There are a number of different tags that can be added to a withdrawal in order to give it a special meaning.

To learn about what these tags mean and how they will affect your tax reports refer to this article.

Fees

A withdrawal in Koinly can not have any fee. If you paid a fee then the withdrawn amount should include the fee as well. Ex. if your exchange charges you a 0.10 BTC fee when trying to withdraw 1 BTC then you add a withdrawal of 1.10 BTC.

Trade

A Trade can be any of these transactions:

  • Buying crypto for fiat ex. USD -> BTC

  • Selling crypto for fiat ex. ETH -> USD

  • Exchanging crypto for crypto ex. BTC -> ETH

Tax treatment

A buy is not taxed, a sell is always taxed, an exchange may or may not be taxed depending on the tax rules in a users country.

Most countries treat every crypto to crypto exchange as a sell of one coin and a purchase of another, making this a taxable event. Koinly has a setting "Realize gains on crypto β†’ crypto trades" that allows you to toggle this on/off.

There are some special types of trades that may be exempt from taxes. For ex. when one coin simply changes its symbol to something else, this would be an exchange of the old symbol for the new symbol but since this probably does not result in taxes, you can tag it as a Swap (tax-free trade).

Tags

Trades can have one of these 3 tags:

SWAP, LIQUIDITY_IN, LIQUIDITY_OUT

Fees

Trades can contain a fee in any currency. If you pay a fee in a cryptocurrency then this fee would also be seen as a disposal and may result in gains.

Transfer

This is a special type of transaction and is actually composed of a Deposit transaction and a Withdrawal transaction. Transfers are created internally by Koinly and can not be imported from csv files or via API.

Let's say you have 2 wallets: Binance and Coinbase.

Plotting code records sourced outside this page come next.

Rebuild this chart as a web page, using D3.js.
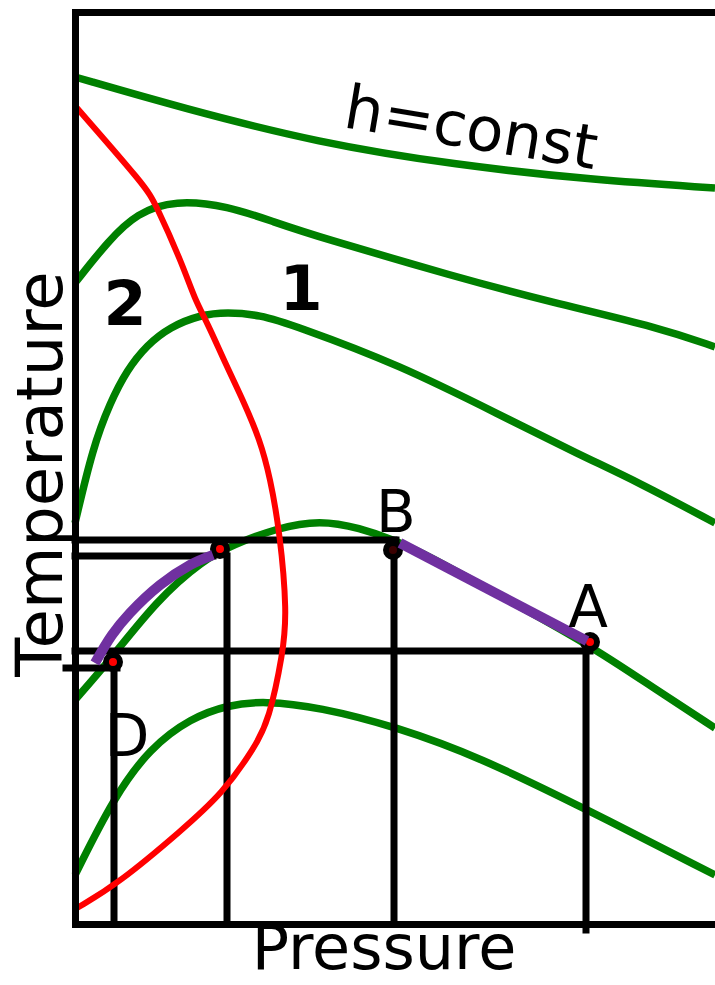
<!DOCTYPE html>
<html><head><meta charset="utf-8">
<script src="https://cdn.jsdelivr.net/npm/d3@7"></script>
<style>html,body{margin:0;padding:0;background:#fff;} svg{display:block}</style>
</head><body>
<svg id="chart" width="715" height="985"></svg>
<script>
// ---- data (pressure, temperature) in arbitrary units ----
const pressureDomain = [0, 64];
const temperatureDomain = [0, 91.2];

const isenthalp1 = [[0,84.7],[10.7,81.6],[24.4,78.1],[38.1,75.9],[51.8,74.4],[64,73.6]];
const isenthalp2 = [[0,64.1],[3.4,68.4],[6.2,71.1],[10,72.4],[15.3,71.8],[19.9,70.2],[24.4,68.7],[38.1,64.7],[47.5,62.2],[58.6,59.6],[64,57.7]];
const isenthalp3 = [[0,40.1],[1.8,47.7],[3.5,52.1],[5.2,55.4],[7.2,57.9],[9.5,59.7],[12.5,60.9],[15.2,61.2],[18.5,60.9],[21.8,59.9],[32.5,55.9],[42.5,50.9],[50.5,46.9],[56.3,44.2],[64,40.1]];
const isenthalp4 = [[0,22.4],[3.5,26.4],[8.2,32.4],[12.8,36.4],[15.8,37.9],[20.2,39.6],[24.5,40.4],[28.5,39.6],[31.9,38.4],[35.2,36.9],[41.5,33.4],[51.5,27.9],[58,23.5],[64,19.6]];
const isenthalp5 = [[0,4.9],[3.9,12.7],[7.5,17.6],[11.6,20.6],[15.3,21.9],[18.9,22.3],[24.4,21.7],[32.2,19.7],[40.4,16.7],[50.9,11.6],[64,4.9]];
const inversionCurve = [[0.2,81.6],[7.1,73.7],[8,72.1],[10.7,66.1],[12,62.4],[13.2,60.2],[15.2,55.7],[16.8,52.4],[18.5,48.4],[19.5,44.7],[20.5,39.1],[21.2,31.1],[20.8,27.1],[19.4,20.4],[18,17.7],[14.8,13.1],[10.7,9.4],[4.4,4.1],[0.2,1.6]];
const processCD = [[2,26.1],[3.7,28.9],[5.5,31.1],[8.5,33.9],[11.5,35.9],[13.8,36.9]];
const processBA = [[32.5,38.1],[51.2,28.3]];

const stateNames = ["C", "B", "A", "D"];
const statePressure = [14.5, 31.8, 51.5, 3.8];
const stateTemperature = [37.5, 37.4, 28.2, 26.2];
const stateFill = ["#ff0000", "#3a0000", "#ff0000", "#ff0000"];

// guide lines: [p1, t1, p2, t2]
const guideLines = [
  [0, 38.4, 32.1, 38.4],
  [0, 36.8, 13.8, 36.8],
  [0, 27.3, 51.5, 27.3],
  [-0.9, 25.6, 4.2, 25.6],
  [3.9, 25.6, 3.9, 0],
  [15.2, 36.8, 15.2, 0],
  [31.9, 38.4, 31.9, 0],
  [51.1, 27.3, 51.1, -0.6]
];

const pointLabels = ["B", "A", "D"];
const pointLabelP = [32.1, 51.3, 5.2];
const pointLabelT = [39.2, 29.7, 16.8];
const regionLabels = ["2", "1"];
const regionLabelP = [5, 22.6];
const regionLabelT = [59.9, 61.4];
const curveLabel = "h=const";
const xTitle = "Pressure";
const yTitle = "Temperature";

// ---- drawing ----
const svg = d3.select("#chart");
const x = d3.scaleLinear().domain(pressureDomain).range([75, 715]);
const y = d3.scaleLinear().domain(temperatureDomain).range([924, 12]);
const smooth = d3.line().x(d => x(d[0])).y(d => y(d[1])).curve(d3.curveBasis);
const through = d3.line().x(d => x(d[0])).y(d => y(d[1])).curve(d3.curveCatmullRom.alpha(0.5));

const FONT = "'DejaVu Sans', Verdana, sans-serif";

svg.append("g").selectAll("path")
  .data([isenthalp1, isenthalp2, isenthalp3, isenthalp4, isenthalp5])
  .join("path")
  .attr("d", smooth).attr("fill", "none")
  .attr("stroke", "#008000").attr("stroke-width", 7.5);

svg.append("g").selectAll("line").data(guideLines).join("line")
  .attr("x1", d => x(d[0])).attr("y1", d => y(d[1]))
  .attr("x2", d => x(d[2])).attr("y2", d => y(d[3]))
  .attr("stroke", "#000").attr("stroke-width", 7).attr("stroke-linecap", "square");

svg.append("path").datum(inversionCurve)
  .attr("d", smooth).attr("fill", "none")
  .attr("stroke", "#ff0000").attr("stroke-width", 6);

svg.append("g").selectAll("circle").data(stateNames).join("circle")
  .attr("cx", (d, i) => x(statePressure[i])).attr("cy", (d, i) => y(stateTemperature[i]))
  .attr("r", 7).attr("fill", (d, i) => stateFill[i])
  .attr("stroke", "#000").attr("stroke-width", 6);

svg.append("g").selectAll("path").data([processCD, processBA]).join("path")
  .attr("d", through).attr("fill", "none")
  .attr("stroke", "#7030a0").attr("stroke-width", 10);

// frame via axes
function frame(g) {
  g.selectAll(".domain").attr("stroke", "#000").attr("stroke-width", 7).attr("stroke-linecap", "square");
}
svg.append("g").attr("transform", `translate(0,${y(0)})`)
  .call(d3.axisBottom(x).tickValues([]).tickSizeOuter(0)).call(frame);
svg.append("g").attr("transform", `translate(0,${y(temperatureDomain[1])})`)
  .call(d3.axisTop(x).tickValues([]).tickSizeOuter(0)).call(frame);
svg.append("g").attr("transform", `translate(${x(0)},0)`)
  .call(d3.axisLeft(y).tickValues([]).tickSizeOuter(0)).call(frame);

// texts
svg.append("g").selectAll("text").data(pointLabels).join("text")
  .attr("x", (d, i) => x(pointLabelP[i])).attr("y", (d, i) => y(pointLabelT[i]))
  .attr("text-anchor", "middle").attr("font-family", FONT).attr("font-size", 58)
  .text(d => d);

svg.append("g").selectAll("text").data(regionLabels).join("text")
  .attr("x", (d, i) => x(regionLabelP[i])).attr("y", (d, i) => y(regionLabelT[i]))
  .attr("text-anchor", "middle").attr("font-family", FONT).attr("font-weight", "bold").attr("font-size", 62)
  .text(d => d);

svg.append("text")
  .attr("transform", `translate(${x(26.7)},${y(79.7)}) rotate(9.5)`)
  .attr("font-family", FONT).attr("font-size", 61)
  .text(curveLabel);

svg.append("text")
  .attr("x", (x(0) + x(pressureDomain[1])) / 2 - 11).attr("y", 969)
  .attr("text-anchor", "middle").attr("font-family", FONT).attr("font-size", 62)
  .text(xTitle);

svg.append("text")
  .attr("transform", `translate(62,${y(45)}) rotate(-90)`)
  .attr("text-anchor", "middle").attr("font-family", FONT).attr("font-size", 64)
  .text(yTitle);
</script>
</body></html>
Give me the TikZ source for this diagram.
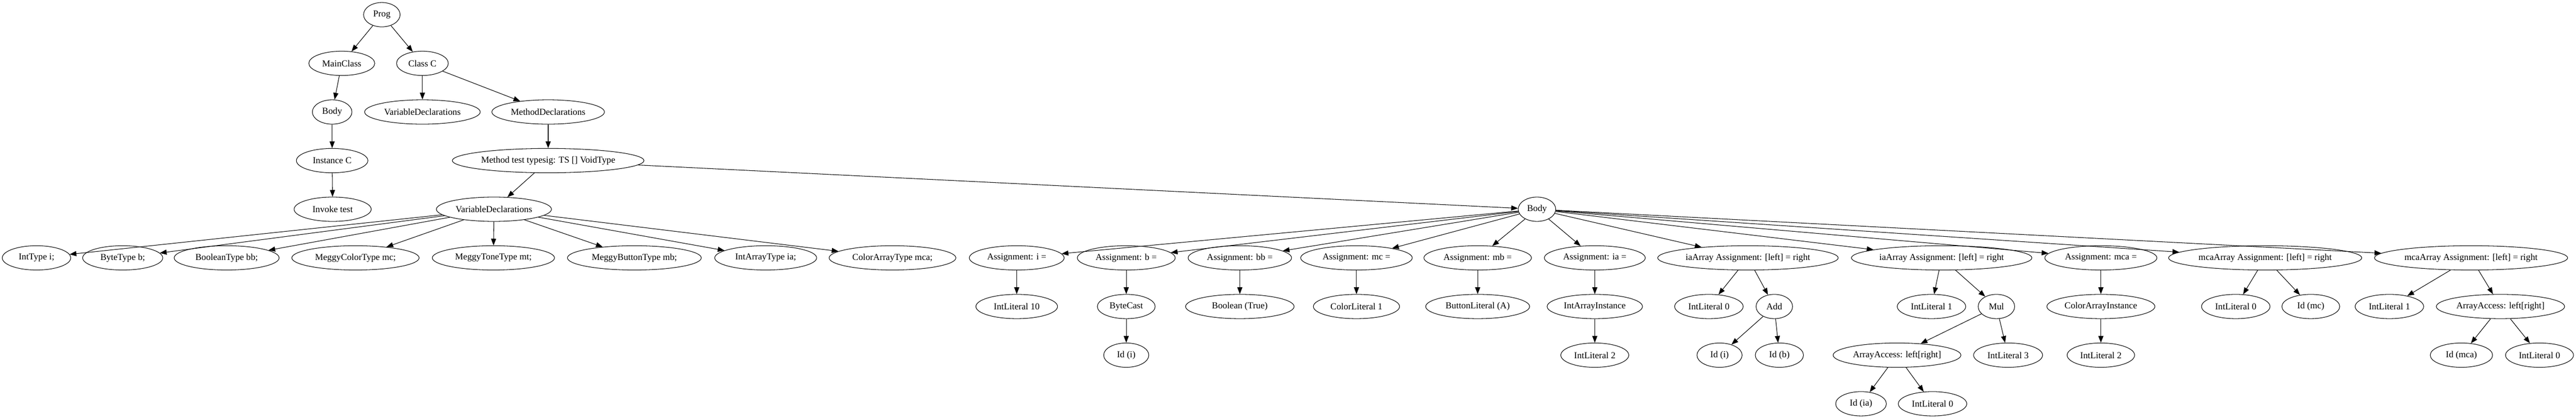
\documentclass[tikz,border=0pt]{standalone}
\usepackage{fontspec}
\setmainfont{Liberation Serif}
\usetikzlibrary{shapes.geometric,arrows.meta}

\begin{document}
\begin{tikzpicture}[x=0.75pt,y=-0.75pt,
  ast/.style={draw,ellipse,line width=0.8pt,inner sep=0pt,minimum height=36pt,minimum width=#1*0.75pt,font=\fontsize{13.5}{16}\selectfont},
  link/.style={line width=0.8pt,-{Triangle[length=10pt,width=7.5pt]}}]
\useasboundingbox (0,0) rectangle (5080,827);
% Drawing nodes
% Rank 0
\node[ast=72] (prog) at (753,29) {Prog};
% Rank 1
\node[ast=130] (mainclass) at (674,125) {MainClass};
\node[ast=102] (classc) at (833,125) {Class C};
% Rank 2
\node[ast=78] (mbody) at (655,221) {Body};
\node[ast=228] (cvars) at (833,221) {VariableDeclarations};
\node[ast=222] (cmeths) at (1081,221) {MethodDeclarations};
% Rank 3
\node[ast=141] (newc) at (655,317) {Instance C};
\node[ast=378] (mtest) at (1081,317) {Method test typesig: TS [] VoidType};
% Rank 4
\node[ast=152] (invoke) at (656,413) {Invoke test};
\node[ast=227] (mvars) at (974,413) {VariableDeclarations};
\node[ast=74] (body) at (3031,413) {Body};
% Rank 5: declarations
\node[ast=135] (d1) at (72,509) {IntType i;};
\node[ast=158] (d2) at (242,509) {ByteType b;};
\node[ast=207] (d3) at (447,509) {BooleanType bb;};
\node[ast=251] (d4) at (701,509) {MeggyColorType mc;};
\node[ast=241] (d5) at (973,509) {MeggyToneType mt;};
\node[ast=264] (d6) at (1251,509) {MeggyButtonType mb;};
\node[ast=201] (d7) at (1510,509) {IntArrayType ia;};
\node[ast=250] (d8) at (1760,509) {ColorArrayType mca;};
% Rank 5: statements
\node[ast=187] (a1) at (2005,509) {Assignment: i =};
\node[ast=193] (a2) at (2221,509) {Assignment: b =};
\node[ast=204] (a3) at (2445,509) {Assignment: bb =};
\node[ast=220] (a4) at (2675,509) {Assignment: mc =};
\node[ast=212] (a5) at (2914,509) {Assignment: mb =};
\node[ast=199] (a6) at (3145,509) {Assignment: ia =};
\node[ast=356] (a7) at (3447,509) {iaArray Assignment: [left] = right};
\node[ast=356] (a8) at (3829,509) {iaArray Assignment: [left] = right};
\node[ast=221] (a9) at (4143,509) {Assignment: mca =};
\node[ast=381] (a10) at (4467,509) {mcaArray Assignment: [left] = right};
\node[ast=381] (a11) at (4873,509) {mcaArray Assignment: [left] = right};
% Rank 6
\node[ast=161] (lit10) at (2005,605) {IntLiteral 10};
\node[ast=114] (bcast) at (2221,605) {ByteCast};
\node[ast=214] (btrue) at (2445,605) {Boolean (True)};
\node[ast=170] (col1) at (2675,605) {ColorLiteral 1};
\node[ast=205] (butA) at (2914,605) {ButtonLiteral (A)};
\node[ast=188] (iainst) at (3145,605) {IntArrayInstance};
\node[ast=135] (lit0a) at (3370,605) {IntLiteral 0};
\node[ast=72] (add) at (3499,605) {Add};
\node[ast=135] (lit1a) at (3809,605) {IntLiteral 1};
\node[ast=72] (mul) at (3937,605) {Mul};
\node[ast=213] (cainst) at (4143,605) {ColorArrayInstance};
\node[ast=135] (lit0c) at (4409,605) {IntLiteral 0};
\node[ast=114] (idmc) at (4557,605) {Id (mc)};
\node[ast=135] (lit1b) at (4712,605) {IntLiteral 1};
\node[ast=253] (acc2) at (4931,605) {ArrayAccess: left[right]};
% Rank 7
\node[ast=89] (idi) at (2221,701) {Id (i)};
\node[ast=134] (lit2a) at (3145,701) {IntLiteral 2};
\node[ast=89] (idi2) at (3391,701) {Id (i)};
\node[ast=95] (idb) at (3509,701) {Id (b)};
\node[ast=252] (acc1) at (3741,701) {ArrayAccess: left[right]};
\node[ast=136] (lit3) at (3960,701) {IntLiteral 3};
\node[ast=133] (lit2b) at (4143,701) {IntLiteral 2};
\node[ast=123] (idmca) at (4854,701) {Id (mca)};
\node[ast=134] (lit0d) at (5008,701) {IntLiteral 0};
% Rank 8
\node[ast=100] (idia) at (3670,797) {Id (ia)};
\node[ast=135] (lit0b) at (3811,797) {IntLiteral 0};
% Done with nodes; drawing edges
\foreach \p/\c in {prog/mainclass,prog/classc,mainclass/mbody,mbody/newc,newc/invoke,
    classc/cvars,classc/cmeths,cmeths/mtest,mtest/mvars,mtest/body,
    mvars/d1,mvars/d2,mvars/d3,mvars/d4,mvars/d5,mvars/d6,mvars/d7,mvars/d8,
    body/a1,body/a2,body/a3,body/a4,body/a5,body/a6,body/a7,body/a8,body/a9,body/a10,body/a11,
    a1/lit10,a2/bcast,bcast/idi,a3/btrue,a4/col1,a5/butA,a6/iainst,iainst/lit2a,
    a7/lit0a,a7/add,add/idi2,add/idb,a8/lit1a,a8/mul,mul/acc1,mul/lit3,acc1/idia,acc1/lit0b,
    a9/cainst,cainst/lit2b,a10/lit0c,a10/idmc,a11/lit1b,a11/acc2,acc2/idmca,acc2/lit0d}
  \draw[link] (\p) -- (\c);
% Done with edges
\end{tikzpicture}
\end{document}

  • You "send" 1 BTC out of Binance.

  • A few minutes later you receive 1 BTC into Coinbase.

Here you would have 2 separate transactions - a deposit in Coinbase and a withdrawal in Binance.

But Koinly can see that you are just moving coins from one wallet into another so it merges them into a single Transfer transaction.

Most of the time this transaction matching will work well but sometimes Koinly can make mistakes especially if you are moving the same amount into different wallets ex. if you also moved 1 BTC from your Ledger wallet into Trezor at about the same time as the Binance β†’ Coinbase txn then Koinly might merge the Binance withdrawal with the deposit into Trezor by mistake.

We are constantly working on improving our algorithms so this is rare but can happen. If you run into this issue, you will have to delete the affected wrong transactions and manually add transfers into the right wallets.

Read more about the rules on transfer matching.

Tax treatment

Transfers are always tax-free but you may have to pay a network fee to carry out the transfer. This fee is usually subject to taxes so you may see some profit/loss on transfers due to it. This can be toggle on/off via the settings "Treat transfer fees as disposals".

Fees

Transfer fees are automatically calculated by Koinly as the difference between the received and the sent amount.